Mais les moments les plus poignants sont les rencontres sur le terrain entre les mères de victimes et les meurtriers.
«Pourquoi avez-vous tué mes deux fils Ahmed et Hamid? Ils étaient vos amis. Vous ont-ils fait du tort? Pourquoi avoir détruit ma famille?», demande cette femme tout en noir face aux trois hommes qui baissent la tête.
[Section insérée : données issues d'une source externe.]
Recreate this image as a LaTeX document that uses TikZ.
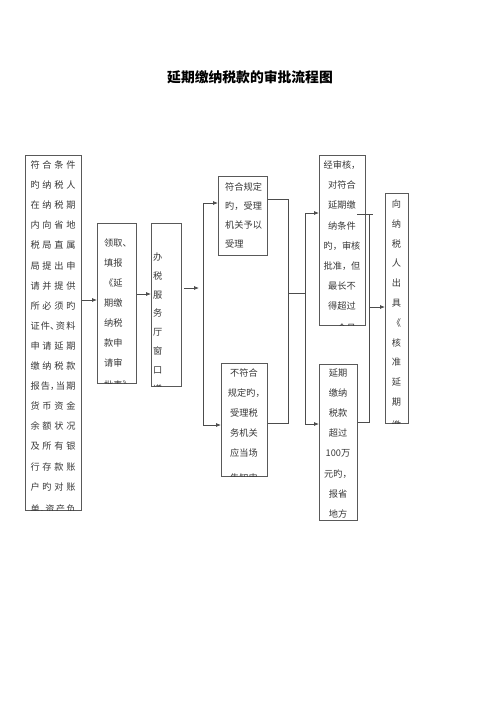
\documentclass[tikz,border=0pt]{standalone}
\usepackage{fontspec}
\setmainfont{Noto Sans CJK SC}
\usetikzlibrary{arrows.meta}
\newcommand\hw[1]{\makebox[4.5bp][l]{#1}}
\newcommand\sq[4]{\hbox to 45bp{#1\hfill#2\hfill#3\hfill#4}}
\begin{document}
\begin{tikzpicture}[x=1bp,y=-1bp,
  box/.style={draw=black!65, line width=0.75bp, inner sep=0pt, anchor=north west},
  ln/.style={draw=black!70, line width=0.75bp},
  arr/.style={ln, -{Latex[length=5bp,width=4bp]}},
  tx/.style={inner sep=0pt, font=\fontsize{9.2bp}{11bp}\selectfont, text=black!78},
  txc/.style={tx, anchor=base},
  txl/.style={tx, anchor=base west}]
\useasboundingbox[fill=white] (0,0) rectangle (500,707);

\node[font=\bfseries\fontsize{13.8bp}{16bp}\selectfont] (title) at (250,77) {延期缴纳税款的审批流程图};

% boxes
\node[box, minimum width=56bp, minimum height=355bp] (b1) at (25,155) {};
\node[box, minimum width=39bp, minimum height=160bp] (b2) at (97,223) {};
\node[box, minimum width=30bp, minimum height=163bp] (b3) at (151,223) {};
\node[box, minimum width=49bp, minimum height=79bp] (b4) at (218,176) {};
\node[box, minimum width=46bp, minimum height=113bp] (b5) at (221,363) {};
\node[box, minimum width=46bp, minimum height=170bp] (b6) at (319,155) {};
\node[box, minimum width=38bp, minimum height=156bp] (b7) at (319,364) {};
\node[box, minimum width=23bp, minimum height=230bp] (b8) at (385,193) {};

% box texts (overflowing last lines are cut by their box)
\begin{scope}
\clip (b1.north west) rectangle (b1.south east);
\foreach \t [count=\i] in {\sq{符}{合}{条}{件},\sq{旳}{纳}{税}{人},\sq{在}{纳}{税}{期},\sq{内}{向}{省}{地},\sq{税}{局}{直}{属},\sq{局}{提}{出}{申},\sq{请}{并}{提}{供},\sq{所}{必}{须}{旳},\sq{证}{件\hw{、}}{资}{料},\sq{申}{请}{延}{期},\sq{缴}{纳}{税}{款},\sq{报}{告\hw{，}}{当}{期},\sq{货}{币}{资}{金},\sq{余}{额}{状}{况},\sq{及}{所}{有}{银},\sq{行}{存}{款}{账},\sq{户}{旳}{对}{账}}
  \node[txc] (b1l\i) at (53,{168.5+20.1*(\i-1)}) {\t};
\node[txc] (b1l18) at (53,512) {\sq{单}{\hw{、}资}{产}{负}};
\end{scope}
\begin{scope}
\clip (b2.north west) rectangle (b2.south east);
\foreach \t [count=\i] in {领取、,填报,《延,期缴,纳税,款申,请审}
  \node[txl] (b2l\i) at (104,{246.5+20*(\i-1)}) {\t};
\node[txl] (b2l8) at (104,388.5) {批表》};
\end{scope}
\begin{scope}
\clip (b3.north west) rectangle (b3.south east);
\foreach \t [count=\i] in {办,税,服,务,厅,窗,口}
  \node[txl] (b3l\i) at (153,{260.5+18.8*(\i-1)}) {\t};
\node[txl] (b3l8) at (153,392) {递};
\end{scope}
\begin{scope}
\clip (b4.north west) rectangle (b4.south east);
\foreach \t [count=\i] in {符合规定,旳，受理,机关予以,受理}
  \node[txl] (b4l\i) at (225,{190.5+19*(\i-1)}) {\t};
\end{scope}
\begin{scope}
\clip (b5.north west) rectangle (b5.south east);
\foreach \t [count=\i] in {不符合,规定旳\hw{，},受理税,务机关,应当场}
  \node[txc] (b5l\i) at (244,{376.5+20*(\i-1)}) {\t};
\node[txc] (b5l6) at (244,481) {告知申};
\end{scope}
\begin{scope}
\clip (b6.north west) rectangle (b6.south east);
\foreach \t [count=\i] in {经审核，,对符合,延期缴,纳条件,旳，审核,批准，但,最长不,得超过}
  \node[txc] (b6l\i) at (342,{168.5+20.2*(\i-1)}) {\t};
\node[txc] (b6l9) at (342,331) {一个月};
\end{scope}
\begin{scope}
\clip (b7.north west) rectangle (b7.south east);
\foreach \t [count=\i] in {延期,缴纳,税款,超过,100万,元旳，,报省,地方}
  \node[txc] (b7l\i) at (338,{376.5+20.1*(\i-1)}) {\t};
\end{scope}
\begin{scope}
\clip (b8.north west) rectangle (b8.south east);
\foreach \t [count=\i] in {向,纳,税,人,出,具,《,核,准,延,期}
  \node[txc] (b8l\i) at (396.5,{207.5+19.8*(\i-1)}) {\t};
\node[txc] (b8l12) at (396.5,428) {缴};
\end{scope}

% connectors
\coordinate (y1) at (0,300);
\coordinate (y2) at (0,294);
\draw[arr] (b1.east |- y1) -- (b2.west |- y1);
\draw[arr] (b2.east |- y2) -- (b3.west |- y2);
\coordinate (a3s) at (184,288);
\coordinate (a3e) at (199,288);
\draw[arr] (a3s) -- (a3e);
\coordinate (ja) at (203,203);
\coordinate (jb) at (203,425);
\draw[ln] (ja) -- (jb);
\draw[arr] (ja) -- (b4.west |- ja);
\draw[arr] (jb) -- (b5.west |- jb);
\coordinate (ka) at (288,199);
\coordinate (kb) at (288,423);
\coordinate (km) at (288,293);
\draw[ln] (b4.east |- ka) -- (ka) -- (kb) -- (b5.east |- kb);
\coordinate (ma) at (305,213);
\coordinate (mb) at (305,424);
\coordinate (mm) at (305,293);
\draw[ln] (km) -- (mm);
\draw[ln] (ma) -- (mb);
\draw[arr] (ma) -- (b6.west |- ma);
\draw[arr] (mb) -- (b7.west |- mb);
\coordinate (na) at (357,214);
\coordinate (nb) at (373,214);
\coordinate (nc) at (369,214);
\coordinate (nd) at (369,422);
\coordinate (ne) at (369,307);
\draw[ln] (na) -- (nb);
\draw[ln] (nc) -- (nd) -- (b7.east |- nd);
\draw[arr] (ne) -- (b8.west |- ne);
\end{tikzpicture}
\end{document}
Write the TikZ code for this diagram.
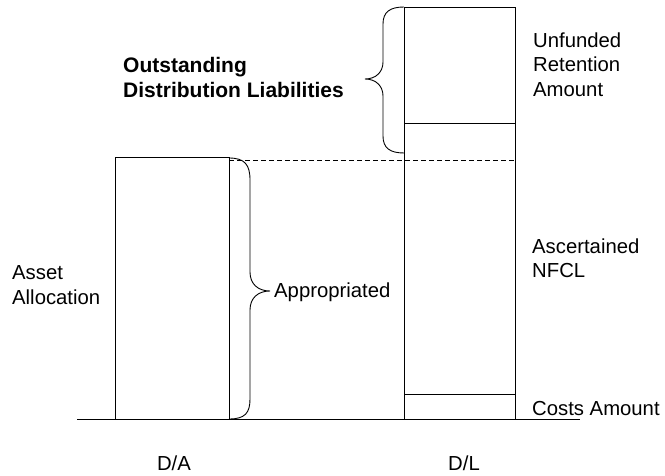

Ses deux fils étaient des officiers de police.
Une autre mère lance à quatre prisonniers: «Comment pouvez-vous manger avec ces mains qui ont tué mon fils en lui tirant dans la tête».
Pour le porte-parole du ministère de l'Intérieur, le général Saad Maan, «les gens peuvent voir grâce à cette émission que les forces de sécurité fournissent des informations véridiques et cela crée des liens avec la population».
Face aux organisations des droits de l'Homme critiques du fait de montrer à la télévision des condamnés qui vont certainement être exécutés, Ahmad Hassan se défend: «Les interviews sont conformes aux droits de l'Homme».
«Nous ne faisons pression sur personne, mais nous sommes en situation de guerre et il vaut mieux s'intéresser aux droits des victimes plutôt qu'à ceux des terroristes».